**TASK STATEMENT**
Look for the string "this" in every line, and copy each line that has it.

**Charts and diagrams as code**
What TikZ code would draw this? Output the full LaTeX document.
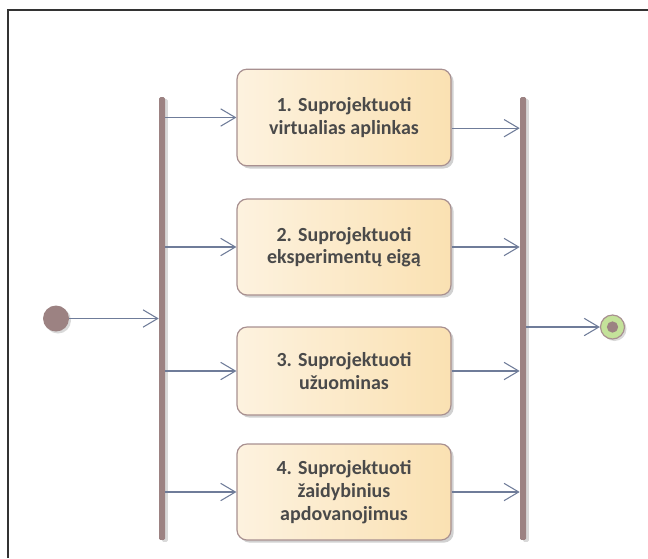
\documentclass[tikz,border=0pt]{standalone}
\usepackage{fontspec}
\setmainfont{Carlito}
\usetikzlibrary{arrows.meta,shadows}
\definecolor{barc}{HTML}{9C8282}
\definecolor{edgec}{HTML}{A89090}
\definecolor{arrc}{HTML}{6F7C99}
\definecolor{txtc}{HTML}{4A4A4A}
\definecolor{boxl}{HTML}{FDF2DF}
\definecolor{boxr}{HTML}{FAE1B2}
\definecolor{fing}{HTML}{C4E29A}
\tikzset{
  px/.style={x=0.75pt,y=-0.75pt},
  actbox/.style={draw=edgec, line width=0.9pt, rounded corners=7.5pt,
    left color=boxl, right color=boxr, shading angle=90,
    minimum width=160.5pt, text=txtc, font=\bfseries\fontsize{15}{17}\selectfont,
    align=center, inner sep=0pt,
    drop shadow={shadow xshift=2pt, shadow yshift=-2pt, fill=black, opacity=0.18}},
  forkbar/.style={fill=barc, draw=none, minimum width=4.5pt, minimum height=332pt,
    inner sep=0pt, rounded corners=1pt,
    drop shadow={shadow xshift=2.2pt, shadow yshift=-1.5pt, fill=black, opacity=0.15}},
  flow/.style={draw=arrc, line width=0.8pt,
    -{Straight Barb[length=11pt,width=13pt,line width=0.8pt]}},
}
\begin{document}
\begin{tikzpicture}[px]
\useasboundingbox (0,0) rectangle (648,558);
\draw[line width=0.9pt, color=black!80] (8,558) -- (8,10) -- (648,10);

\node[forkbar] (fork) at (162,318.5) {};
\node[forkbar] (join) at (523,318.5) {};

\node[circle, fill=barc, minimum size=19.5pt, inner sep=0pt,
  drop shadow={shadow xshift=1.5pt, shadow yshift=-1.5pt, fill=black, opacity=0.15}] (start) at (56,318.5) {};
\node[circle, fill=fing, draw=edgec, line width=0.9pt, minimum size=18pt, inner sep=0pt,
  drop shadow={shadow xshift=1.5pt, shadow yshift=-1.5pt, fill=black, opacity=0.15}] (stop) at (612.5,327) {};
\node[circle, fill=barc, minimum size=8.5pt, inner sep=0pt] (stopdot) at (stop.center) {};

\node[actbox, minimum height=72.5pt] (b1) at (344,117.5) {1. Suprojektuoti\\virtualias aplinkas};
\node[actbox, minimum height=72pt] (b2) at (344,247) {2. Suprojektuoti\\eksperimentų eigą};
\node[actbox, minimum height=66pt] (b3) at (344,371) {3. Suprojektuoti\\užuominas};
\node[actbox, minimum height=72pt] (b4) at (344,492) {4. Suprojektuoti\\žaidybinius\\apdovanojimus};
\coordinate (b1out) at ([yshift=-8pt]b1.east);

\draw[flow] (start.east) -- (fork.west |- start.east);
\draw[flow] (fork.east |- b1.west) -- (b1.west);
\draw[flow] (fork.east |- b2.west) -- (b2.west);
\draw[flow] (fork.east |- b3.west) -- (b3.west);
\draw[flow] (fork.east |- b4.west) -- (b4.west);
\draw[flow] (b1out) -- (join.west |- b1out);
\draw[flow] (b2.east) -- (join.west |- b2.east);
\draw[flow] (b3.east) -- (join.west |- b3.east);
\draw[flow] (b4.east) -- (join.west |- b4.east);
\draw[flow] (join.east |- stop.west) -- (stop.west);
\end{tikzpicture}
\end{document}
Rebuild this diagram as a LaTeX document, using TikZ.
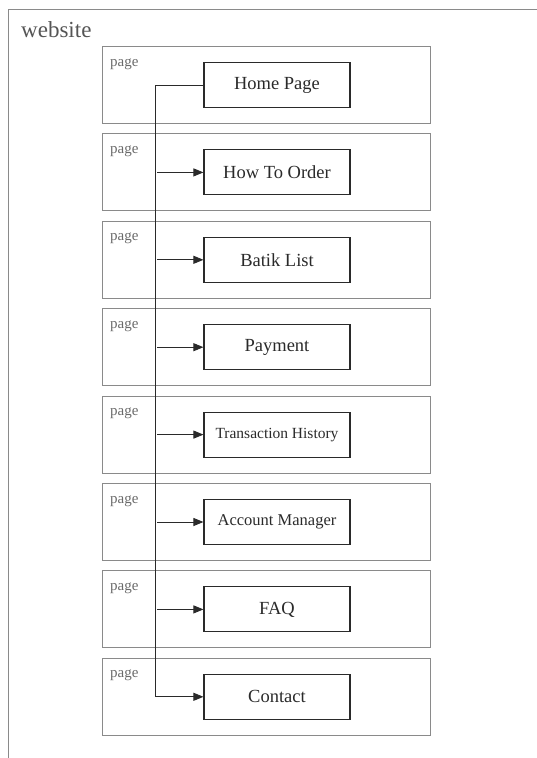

**FINISHED ANSWER**
What TikZ code would draw this? Output the full LaTeX document.
Rebuild this diagram as a LaTeX document, using TikZ.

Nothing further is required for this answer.